It’s been a while since I posted. Just trying to get my health and my mind back. Spring may have sprung somewhere but not here yet, even so, I have been busy in the greenhouse. I hope to share all of that with you. Thought I’d start out with something simple. We started our peppers back in January. I have to say that they are the best peppers I’ve ever grown! I would swear by the LED lights we purchased from Barina on Amazon
As I was hovering over the seed trays looking at all the life that popped up I saw something I didn’t recognize, at least it didn’t look like a pepper leaf. This was, of course after they grew their first true leaves. Hmmmm. didn’t know what to make of it since we had not opened a tomato seed packet at all! Just pepper seeds. Well, I don’t know what it is or where it came from so since it seemed like a plucky little thing, we transplanted it into a regular pot. It looked like the Ugly Duckling sort of thing. Not ugly really, just definitely not a pepper. I am going to grow it out and hopefully, it will be some magical, fabulous-tasting tomato.

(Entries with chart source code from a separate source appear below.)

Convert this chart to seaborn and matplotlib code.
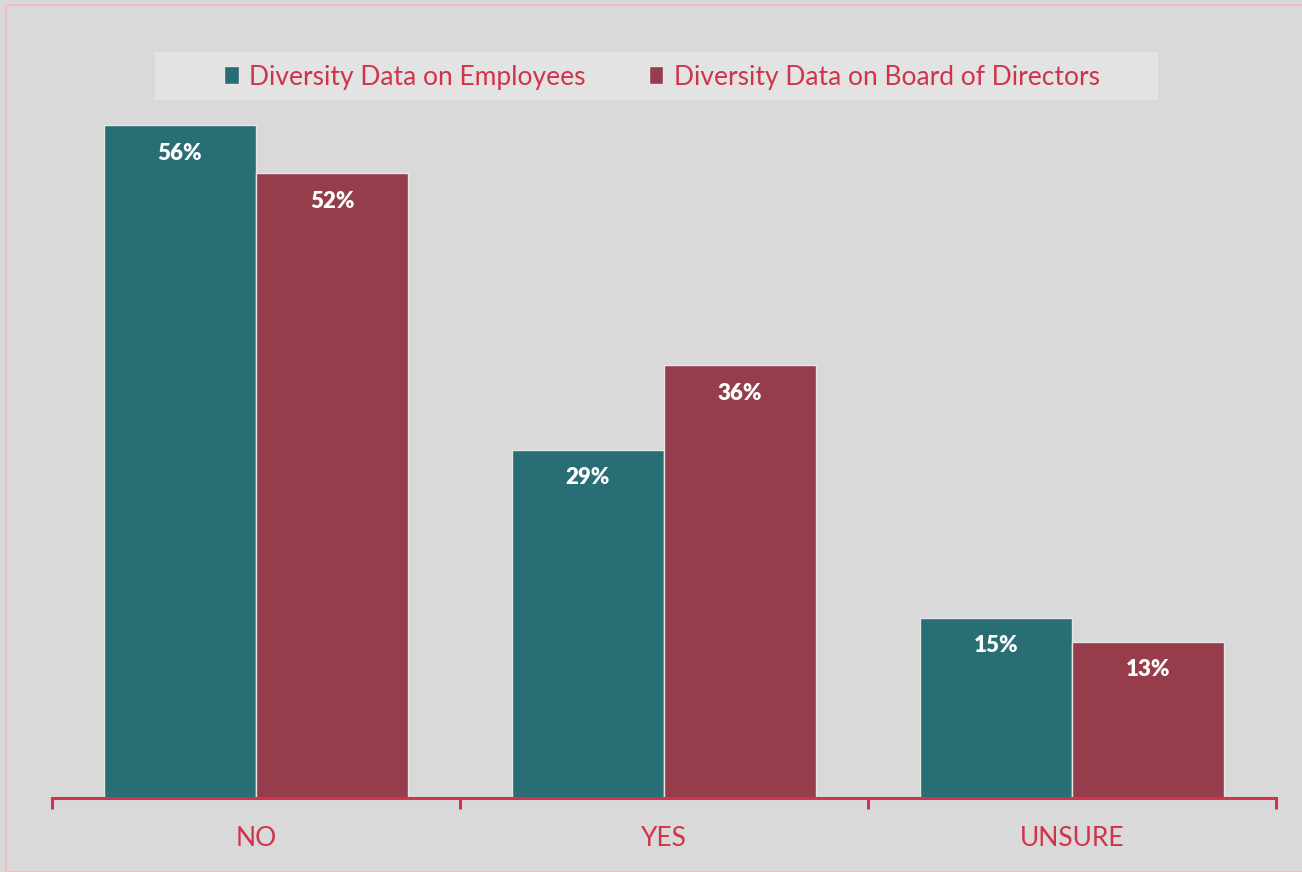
import seaborn as sns
import matplotlib.pyplot as plt
import pandas as pd
from matplotlib.patches import Rectangle

categories = ["NO", "YES", "UNSURE"]
series_names = ["Diversity Data on Employees", "Diversity Data on Board of Directors"]
employees = [56, 29, 15]
board = [52, 36, 13]

bg = "#d9d9d9"
red = "#d0344a"
colors = ["#286e74", "#963d4b"]

df = pd.DataFrame({
    "answer": categories * 2,
    "series": [series_names[0]] * 3 + [series_names[1]] * 3,
    "pct": employees + board,
})

sns.set_style("white")
plt.rcParams["font.family"] = ["Lato", "DejaVu Sans"]

fig = plt.figure(figsize=(13.02, 8.72), dpi=100, facecolor=bg)
W, H = 1302, 872
ax = fig.add_axes([52 / W, 1 - 798 / H, (1276 - 52) / W, (798 - 77) / H])
ax.set_facecolor(bg)
ax.patch.set_visible(False)

sns.barplot(data=df, x="answer", y="pct", hue="series", order=categories,
            hue_order=series_names, palette=colors, width=0.745, gap=0,
            edgecolor="#e6e6e6", linewidth=1, saturation=1, ax=ax, legend=True)

ax.set_xlim(-0.5, 2.5)
ax.set_ylim(0, 60)
ax.set_xlabel("")
ax.set_ylabel("")
ax.set_yticks([])
for s in ["top", "left", "right"]:
    ax.spines[s].set_visible(False)
ax.spines["bottom"].set_color(red)
ax.spines["bottom"].set_linewidth(2.2)
ax.set_xticks([-0.5, 0.5, 1.5, 2.5], minor=True)
ax.tick_params(axis="x", which="minor", bottom=True, length=8, width=2.2,
               color=red, direction="out")
ax.tick_params(axis="x", which="major", bottom=True, length=0, pad=20,
               labelsize=19, labelcolor=red)

for cont in ax.containers:
    for bar in cont:
        h = bar.get_height()
        ax.annotate(f"{h:.0f}%", (bar.get_x() + bar.get_width() / 2, h),
                    xytext=(0, -28), textcoords="offset pixels",
                    ha="center", va="center", color="white",
                    fontsize=16, fontweight="heavy")

# legend band
fig.patches.append(Rectangle((155 / W, 1 - 100 / H), (1158 - 155) / W, 48 / H,
                             transform=fig.transFigure, facecolor="#e3e3e3",
                             edgecolor="none", zorder=1))
handles, labels = ax.get_legend_handles_labels()
ax.get_legend().remove()
leg = fig.legend(handles, labels, loc="center", bbox_to_anchor=(662 / W, 1 - 77 / H),
                 ncol=2, frameon=False, fontsize=19, handlelength=0.55,
                 handleheight=0.65, handletextpad=0.4, columnspacing=2.4)
for t in leg.get_texts():
    t.set_color(red)

# thin pink outline of the chart area
fig.patches.append(Rectangle((5.5 / W, 0), 1, 1 - 5.5 / H, transform=fig.transFigure,
                             facecolor="none", edgecolor="#f2bcc4", linewidth=1.5,
                             zorder=0))

fig.savefig("out.png", dpi=100, facecolor=bg)
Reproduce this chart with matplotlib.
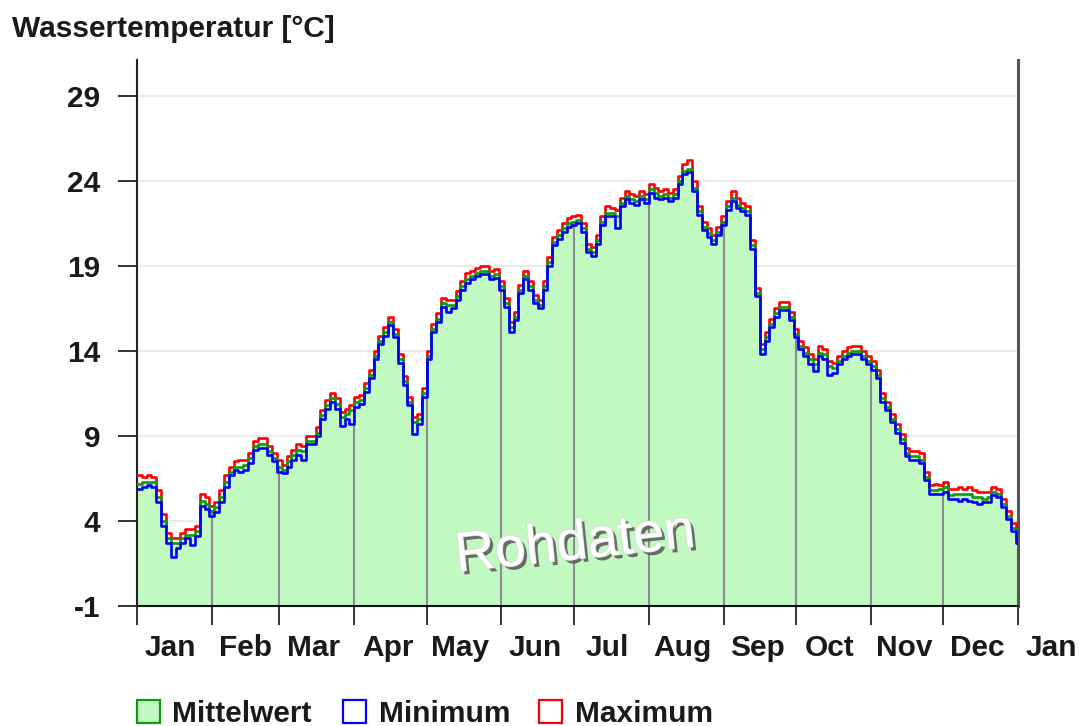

What I want you to get out of this is that mistakes don’t always happen in my hands. Often, from a seed packet, we will have plants that are supposed to have a potato leaf and not a regular leaf. those are the easy ones to differentiate. I have had as much as a 50/50 difference in the seedlings. Where I feel bad is when a customer gets something he didn’t bargain for such as a cherry tomato, not a beefsteak. Sometimes it’s a happy accident. Our friends had an oxheart and not a Cherokee Purple. didn’t know what it was although we had some guesses and he saved the seed which we are growing this year in the hopes it will be the same. They waxed rhapsodically over the sandwiches they had from this particular plant. Who knew? You really don’t know until it fruits. Sometimes I can tell the difference between a short little dwarf and an indeterminate or it may have bluish-green leaves or even a differently shaped leaf such as the Silvery Fir Tree. Other than that, your guess is as good as mine.
Even though we try hard to keep things straight, it happens. In my business, I always will replace the errant plant Personally, can’t imagine how difficult it must be to keep seeds straight out in the field. And collecting and preparing them for seed packets, what a job!